Pay Attention with Pets
Keep it pet-friendly. If pets are allowed in the area, make sure to keep them under control, particularly in parking lots, and please clean up after them! Keep in mind, dogs are prone to hypothermia, especially short-haired or elderly dogs. Be sure to bring proper outerwear and pads for them to rest on. It’s also important to remember that dogs can be startled and it’s easy for them to end up under a ski. Accidentally slicing a dog’s leg with a ski is more common than you would like to know.
Know When to Say When
Know your limits. Oxygen levels are thinner at higher elevations and altitude sickness is real. If you are visiting, it’s wise to spend a few days getting used to the altitude before attempting anything strenuous. Be sure to stay hydrated, a good rule of thumb is to drink before you feel thirsty. Be sure to pack a lot of snacks, particularly carbohydrates. Your body needs more calories at higher elevations. If you experience headaches, nausea or dizziness, the best thing to do is head down to a lower elevation.
Stay in Your Lane, Bro...
Be courteous when backcountry touring. If you’re backcountry skiing or snowboarding, there are some unspoken rules to the game. Number one, don’t destroy the skin track set by those who made it up the mountain first. If you’re a snowboarder, use a separate post hole trail. It’s also important not to drop in on someone else’s line if they arrive at the top first, let them go first, (unless they offer the first run to you.)

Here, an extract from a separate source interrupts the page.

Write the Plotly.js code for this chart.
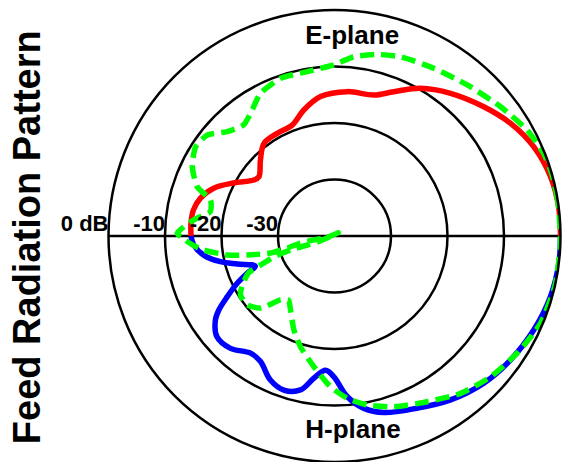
<!DOCTYPE html>
<html>
<head>
<meta charset="utf-8">
<script src="https://cdn.plot.ly/plotly-3.0.1.min.js"></script>
<style>
  html, body { margin: 0; padding: 0; background: #ffffff; }
  #chart { width: 563px; height: 462px; }
</style>
</head>
<body>
<div id="chart"></div>
<script>
// E-plane (red), angle in degrees, level in dB
const eTheta = [0, 7.4, 15.4, 24.1, 32.6, 40.9, 50.9, 59.8, 67.7, 74.4, 85, 95.7, 103.7, 110.9, 119.2, 127.3, 134.2, 141.9, 145.3, 152.3, 158.4, 164.2, 169.6, 174.8, 180];
const eLevel = [0, 0, -0.35, -1.35, -3.0, -5.05, -7.45, -9.75, -12.4, -14.1, -14.35, -15.2, -17.05, -19.0, -19.2, -19.4, -21.2, -23.0, -22.6, -19.8, -17.0, -15.35, -14.6, -14.5, -14.6];

// H-plane (blue)
const hTheta = [180, 183.7, 188.3, 192.7, 196.1, 200.8, 203.1, 205.9, 209.5, 212.6, 215.2, 220.6, 227.2, 234.4, 239.5, 246.0, 251.8, 257.5, 261.7, 266.2, 269.7, 274.5, 279.7, 285.6, 295.6, 305.3, 315.4, 324.8, 334.8, 344.3, 353.1, 360];
const hLevel = [-14.6, -15.05, -16.6, -19.3, -22.1, -25.0, -23.2, -20.85, -18.2, -15.7, -14.2, -12.6, -12.9, -14.5, -14.2, -12.1, -11.3, -12.1, -14.55, -16.2, -15.1, -11.5, -9.05, -7.55, -6.2, -4.45, -2.9, -1.9, -1.0, -0.3, 0, 0];

// Dashed green pattern
const gTheta = [0, 9.1, 16.0, 21.6, 28.8, 37.9, 48.7, 59.4, 69.8, 76.8, 83.9, 90.2, 99.4, 108.9, 117.4, 124.4, 129.3, 135.8, 141.6, 147.3, 154.0, 160.3, 163.8, 168.9, 173.5, 179.0,
  180.75, 183.6, 186.1, 190.1, 192.3, 194.9, 194.3, 191.6, 190.8, 188, 40, 199.4, 198.4, 197.6, 199.0, 201.4, 203.3, 208.0, 212.1, 218.4, 224.2, 229.8, 234.3, 239.3, 246.6, 252.9, 261.0, 268.5, 274.5, 280.95, 289.2, 299.2, 308.7, 317.95, 327.3, 337.0, 347.1, 356.5, 360];
const gLevel = [0, 0, 0, -0.2, -1.1, -2.75, -4.4, -5.5, -6.2, -7.0, -8.1, -9.7, -10.5, -10.5, -11.55, -13.7, -14.6, -13.5, -11.25, -10.8, -12.0, -14.2, -17.15, -17.6, -14.9, -12.15,
  -13.1, -14.8, -16.7, -20.8, -24.25, -28.3, -31.4, -33.85, -36.2, -38.75, -39.1, -36.8, -34.95, -31.8, -28.6, -25.9, -23.4, -21.55, -20.35, -20.35, -21.7, -25.2, -26.05, -24.75, -21.9, -19.5, -16.6, -13.3, -11.2, -9.55, -8.0, -6.4, -4.3, -2.8, -1.6, -0.4, 0, 0, 0];

// Ring labels
const ringLevels = [-30, -20, -10, 0];
const ringLabels = ['-30', '-20', '-10', '0 dB'];

// Plane labels
const planeNames = ['E-plane', 'H-plane'];
const planeTheta = [84.9, 275.4];
const planeLevel = [-4.8, -5.3];

const FONT = 'Arial, "Liberation Sans", sans-serif';

const traces = [
  {
    type: 'scatterpolar', mode: 'lines', r: eLevel, theta: eTheta,
    line: { color: '#ff0000', width: 5.5, shape: 'spline', smoothing: 1 },
    hoverinfo: 'skip', showlegend: false
  },
  {
    type: 'scatterpolar', mode: 'lines', r: hLevel, theta: hTheta,
    line: { color: '#0000ff', width: 5.5, shape: 'spline', smoothing: 1 },
    hoverinfo: 'skip', showlegend: false
  },
  {
    type: 'scatterpolar', mode: 'lines', r: gLevel, theta: gTheta,
    line: { color: '#00ff00', width: 5.5, dash: '14px,7px', shape: 'spline', smoothing: 0.6 },
    hoverinfo: 'skip', showlegend: false
  },
  {
    type: 'scatterpolar', mode: 'text', r: ringLevels, theta: ringLevels.map(() => 180),
    text: ringLabels.map(t => '<b>' + t + '</b>'),
    textposition: 'top left', cliponaxis: false,
    textfont: { family: FONT, size: 22, color: '#000000' },
    hoverinfo: 'skip', showlegend: false
  },
  {
    type: 'scatterpolar', mode: 'text', r: planeLevel, theta: planeTheta,
    text: planeNames.map(t => '<b>' + t + '</b>'),
    textposition: 'middle center', cliponaxis: false,
    textfont: { family: FONT, size: 26, color: '#000000' },
    hoverinfo: 'skip', showlegend: false
  }
];

const layout = {
  width: 563, height: 462,
  margin: { l: 108, r: 2, t: 10, b: 0 },
  paper_bgcolor: '#ffffff',
  showlegend: false,
  font: { family: FONT, color: '#000000' },
  polar: {
    domain: { x: [0, 1], y: [0, 1] },
    bgcolor: '#ffffff',
    radialaxis: {
      range: [-40, 0], tickvals: [-30, -20, -10],
      showticklabels: false, ticks: '', showline: false,
      showgrid: true, gridcolor: '#000000', gridwidth: 2.5
    },
    angularaxis: {
      tickvals: [0, 180], showticklabels: false, ticks: '',
      showgrid: true, gridcolor: '#000000', gridwidth: 2.5,
      showline: true, linecolor: '#000000', linewidth: 2.5,
      rotation: 0, direction: 'counterclockwise'
    }
  },
  annotations: [
    {
      text: '<b>Feed Radiation Pattern</b>', textangle: -90,
      xref: 'paper', yref: 'paper', x: -0.177, y: 0.497,
      xanchor: 'center', yanchor: 'middle', showarrow: false,
      font: { family: FONT, size: 38, color: '#000000' }
    }
  ]
};

Plotly.newPlot('chart', traces, layout, { displayModeBar: false, staticPlot: true });
</script>
</body>
</html>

Prepare Yourself For What's Ahead
Be prepared with the proper equipment. An avalanche beacon, shovel, and probe are recommended for all backcountry activities. Know how to use them as well as how to avoid needing to use them! We highly recommend taking an avalanche certification course and watching the avalanche forecast before heading out. Always adventure with both humility and respect for others.
Use the Buddy System
Tell someone where you are going. Cell service in the backcountry can be spotty, so always let someone know where you’re going and when you plan to return. Be as specific as you can be. Use the buddy system. The mountains can be twice as dangerous in winter. Adventuring with a friend is always recommended.
Be Ready for Changing Weather
Pack water, snacks, layers, and sun protection. The weather changes rapidly in the mountains and the sun can be just as damaging as the cold. Also, keep in mind, you’ll most likely work up a sweat when exercising in the cold and when you stop, you’ll get chilled. Bring an extra, lightweight layer to throw on when you are not moving.
Manage Your Maps
Download GPS and compass apps to your phone. These maps will work without cell service. Some batteries drain quickly in the cold, so if you can, keep your phone on airplane mode to conserve the battery. Carry a battery or solar operated phone charger as a backup.
Have the Time of Your Life
Most importantly, have a blast! We’re lucky to have these open spaces to enjoy, so soak it up!